Source material:

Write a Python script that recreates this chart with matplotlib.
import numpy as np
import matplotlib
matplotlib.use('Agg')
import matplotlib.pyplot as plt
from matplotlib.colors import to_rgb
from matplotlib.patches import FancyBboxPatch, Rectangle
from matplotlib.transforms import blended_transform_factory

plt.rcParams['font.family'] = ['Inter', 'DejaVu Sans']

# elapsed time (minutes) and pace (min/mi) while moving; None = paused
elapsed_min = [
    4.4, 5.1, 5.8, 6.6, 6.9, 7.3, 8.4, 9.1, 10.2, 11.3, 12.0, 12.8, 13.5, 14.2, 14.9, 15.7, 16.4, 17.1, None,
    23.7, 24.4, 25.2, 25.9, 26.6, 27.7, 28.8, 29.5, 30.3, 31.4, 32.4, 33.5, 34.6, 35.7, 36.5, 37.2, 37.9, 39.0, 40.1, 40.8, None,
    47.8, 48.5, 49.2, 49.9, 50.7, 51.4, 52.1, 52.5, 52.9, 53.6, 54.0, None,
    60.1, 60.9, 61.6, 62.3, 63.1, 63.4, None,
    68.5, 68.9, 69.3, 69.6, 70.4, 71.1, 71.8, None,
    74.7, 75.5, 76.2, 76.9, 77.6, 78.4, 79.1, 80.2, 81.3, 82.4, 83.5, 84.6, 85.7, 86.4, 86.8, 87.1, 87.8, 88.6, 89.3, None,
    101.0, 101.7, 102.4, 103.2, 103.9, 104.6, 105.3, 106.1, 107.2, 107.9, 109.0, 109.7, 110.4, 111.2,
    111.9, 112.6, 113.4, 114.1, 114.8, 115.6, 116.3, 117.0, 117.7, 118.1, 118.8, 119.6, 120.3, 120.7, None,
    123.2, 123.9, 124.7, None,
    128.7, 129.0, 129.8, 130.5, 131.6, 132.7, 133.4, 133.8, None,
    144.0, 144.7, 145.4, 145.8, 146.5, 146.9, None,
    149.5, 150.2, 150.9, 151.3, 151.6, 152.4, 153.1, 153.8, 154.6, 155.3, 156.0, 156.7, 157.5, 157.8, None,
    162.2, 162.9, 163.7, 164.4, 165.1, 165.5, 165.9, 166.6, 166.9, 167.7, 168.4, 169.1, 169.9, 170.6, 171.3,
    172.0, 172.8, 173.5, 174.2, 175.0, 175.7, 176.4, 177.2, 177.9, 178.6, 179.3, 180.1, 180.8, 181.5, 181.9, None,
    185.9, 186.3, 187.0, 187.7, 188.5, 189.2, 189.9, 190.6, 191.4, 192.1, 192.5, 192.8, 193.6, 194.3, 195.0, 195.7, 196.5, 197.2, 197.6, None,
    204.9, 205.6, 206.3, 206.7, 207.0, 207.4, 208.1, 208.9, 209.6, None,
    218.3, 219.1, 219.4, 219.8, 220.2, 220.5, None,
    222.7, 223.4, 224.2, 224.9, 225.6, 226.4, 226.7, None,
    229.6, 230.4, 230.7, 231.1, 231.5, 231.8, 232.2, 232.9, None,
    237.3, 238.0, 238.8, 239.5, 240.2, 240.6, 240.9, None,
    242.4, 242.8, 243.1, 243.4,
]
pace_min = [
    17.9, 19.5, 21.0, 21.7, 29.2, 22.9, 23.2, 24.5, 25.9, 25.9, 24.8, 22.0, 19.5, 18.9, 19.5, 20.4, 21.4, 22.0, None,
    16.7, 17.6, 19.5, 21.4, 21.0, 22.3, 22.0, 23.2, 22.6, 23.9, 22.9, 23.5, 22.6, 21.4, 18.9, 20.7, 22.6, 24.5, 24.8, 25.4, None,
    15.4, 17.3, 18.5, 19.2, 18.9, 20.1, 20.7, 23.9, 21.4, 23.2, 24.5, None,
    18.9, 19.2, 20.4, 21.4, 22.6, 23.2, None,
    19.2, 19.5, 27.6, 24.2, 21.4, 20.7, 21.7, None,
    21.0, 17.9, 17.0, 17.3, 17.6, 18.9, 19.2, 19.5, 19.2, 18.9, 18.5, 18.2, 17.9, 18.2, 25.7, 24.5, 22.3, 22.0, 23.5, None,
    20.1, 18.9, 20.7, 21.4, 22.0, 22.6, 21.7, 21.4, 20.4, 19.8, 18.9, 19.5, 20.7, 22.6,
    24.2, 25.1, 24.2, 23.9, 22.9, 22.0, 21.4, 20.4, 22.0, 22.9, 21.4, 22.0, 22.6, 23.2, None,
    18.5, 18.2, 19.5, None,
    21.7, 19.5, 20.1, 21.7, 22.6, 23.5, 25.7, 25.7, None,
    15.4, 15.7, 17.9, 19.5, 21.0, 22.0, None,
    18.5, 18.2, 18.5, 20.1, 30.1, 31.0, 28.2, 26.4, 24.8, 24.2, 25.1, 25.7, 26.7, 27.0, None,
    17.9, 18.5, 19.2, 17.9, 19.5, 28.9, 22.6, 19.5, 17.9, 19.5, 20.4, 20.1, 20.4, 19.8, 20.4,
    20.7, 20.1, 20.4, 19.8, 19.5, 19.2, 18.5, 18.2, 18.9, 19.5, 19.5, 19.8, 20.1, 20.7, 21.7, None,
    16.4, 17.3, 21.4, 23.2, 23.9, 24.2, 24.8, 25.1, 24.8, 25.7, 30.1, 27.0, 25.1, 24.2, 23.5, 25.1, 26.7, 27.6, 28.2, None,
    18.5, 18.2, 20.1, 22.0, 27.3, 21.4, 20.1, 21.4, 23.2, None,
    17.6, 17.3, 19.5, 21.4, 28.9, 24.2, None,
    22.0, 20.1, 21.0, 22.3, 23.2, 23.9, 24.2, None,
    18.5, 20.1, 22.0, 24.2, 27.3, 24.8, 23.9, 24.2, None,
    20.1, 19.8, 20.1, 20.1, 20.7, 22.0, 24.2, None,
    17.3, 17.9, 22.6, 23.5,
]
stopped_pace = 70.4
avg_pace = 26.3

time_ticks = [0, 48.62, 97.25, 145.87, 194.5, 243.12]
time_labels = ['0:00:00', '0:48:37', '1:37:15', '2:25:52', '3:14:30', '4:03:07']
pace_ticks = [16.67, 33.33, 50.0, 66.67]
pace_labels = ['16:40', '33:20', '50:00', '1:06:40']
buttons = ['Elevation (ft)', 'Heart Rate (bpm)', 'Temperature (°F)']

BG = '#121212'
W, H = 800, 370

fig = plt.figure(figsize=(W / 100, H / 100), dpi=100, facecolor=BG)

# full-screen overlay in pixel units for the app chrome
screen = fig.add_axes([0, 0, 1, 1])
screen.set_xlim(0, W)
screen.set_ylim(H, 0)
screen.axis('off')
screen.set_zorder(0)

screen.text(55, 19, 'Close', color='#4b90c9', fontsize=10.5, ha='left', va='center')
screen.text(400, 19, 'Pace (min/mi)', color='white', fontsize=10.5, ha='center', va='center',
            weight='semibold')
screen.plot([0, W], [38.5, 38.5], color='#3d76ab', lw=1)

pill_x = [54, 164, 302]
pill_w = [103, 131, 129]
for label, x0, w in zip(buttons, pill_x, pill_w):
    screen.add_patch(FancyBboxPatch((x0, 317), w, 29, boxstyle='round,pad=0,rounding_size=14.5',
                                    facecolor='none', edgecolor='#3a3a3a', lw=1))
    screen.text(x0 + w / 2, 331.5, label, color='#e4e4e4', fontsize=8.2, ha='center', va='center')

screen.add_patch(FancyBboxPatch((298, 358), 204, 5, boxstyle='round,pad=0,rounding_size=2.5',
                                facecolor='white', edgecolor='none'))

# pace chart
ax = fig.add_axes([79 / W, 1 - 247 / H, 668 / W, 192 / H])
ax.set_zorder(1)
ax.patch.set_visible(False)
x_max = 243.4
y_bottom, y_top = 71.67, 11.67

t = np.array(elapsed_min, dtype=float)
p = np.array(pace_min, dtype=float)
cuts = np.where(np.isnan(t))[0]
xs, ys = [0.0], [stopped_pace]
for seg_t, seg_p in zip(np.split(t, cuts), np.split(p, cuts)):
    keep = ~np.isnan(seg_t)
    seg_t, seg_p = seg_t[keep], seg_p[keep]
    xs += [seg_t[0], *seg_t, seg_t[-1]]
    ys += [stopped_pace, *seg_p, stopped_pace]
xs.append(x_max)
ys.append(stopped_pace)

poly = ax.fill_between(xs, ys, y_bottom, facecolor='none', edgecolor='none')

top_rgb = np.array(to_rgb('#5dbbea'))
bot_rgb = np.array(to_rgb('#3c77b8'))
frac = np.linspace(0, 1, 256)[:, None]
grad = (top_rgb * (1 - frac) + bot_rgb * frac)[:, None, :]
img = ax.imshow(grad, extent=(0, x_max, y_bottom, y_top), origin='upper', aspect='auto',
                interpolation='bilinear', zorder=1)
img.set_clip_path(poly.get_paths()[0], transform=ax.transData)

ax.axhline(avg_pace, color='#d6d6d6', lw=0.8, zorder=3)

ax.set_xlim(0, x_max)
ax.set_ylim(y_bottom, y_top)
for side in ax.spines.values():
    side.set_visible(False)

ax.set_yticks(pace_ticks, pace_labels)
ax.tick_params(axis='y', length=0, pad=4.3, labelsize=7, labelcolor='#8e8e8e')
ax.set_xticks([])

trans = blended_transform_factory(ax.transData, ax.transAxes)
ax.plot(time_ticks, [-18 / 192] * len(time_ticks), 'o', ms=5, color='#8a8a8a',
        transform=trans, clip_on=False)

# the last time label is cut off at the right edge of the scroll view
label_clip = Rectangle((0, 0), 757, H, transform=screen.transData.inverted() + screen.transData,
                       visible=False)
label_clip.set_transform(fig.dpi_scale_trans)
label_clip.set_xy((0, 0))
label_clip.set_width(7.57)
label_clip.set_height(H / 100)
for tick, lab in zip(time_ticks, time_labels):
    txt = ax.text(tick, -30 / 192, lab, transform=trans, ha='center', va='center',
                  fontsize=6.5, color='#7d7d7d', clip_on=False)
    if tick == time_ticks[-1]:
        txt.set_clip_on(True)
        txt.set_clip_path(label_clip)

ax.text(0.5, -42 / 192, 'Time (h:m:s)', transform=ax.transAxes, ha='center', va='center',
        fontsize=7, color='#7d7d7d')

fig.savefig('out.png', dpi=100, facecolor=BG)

The problem: Set down the lines above as they stand, starting with the first line and ending with the line that contains "from matplotlib.transforms import".

Exercise result:
Write a Python script that recreates this chart with matplotlib.
import numpy as np
import matplotlib
matplotlib.use('Agg')
import matplotlib.pyplot as plt
from matplotlib.colors import to_rgb
from matplotlib.patches import FancyBboxPatch, Rectangle
from matplotlib.transforms import blended_transform_factory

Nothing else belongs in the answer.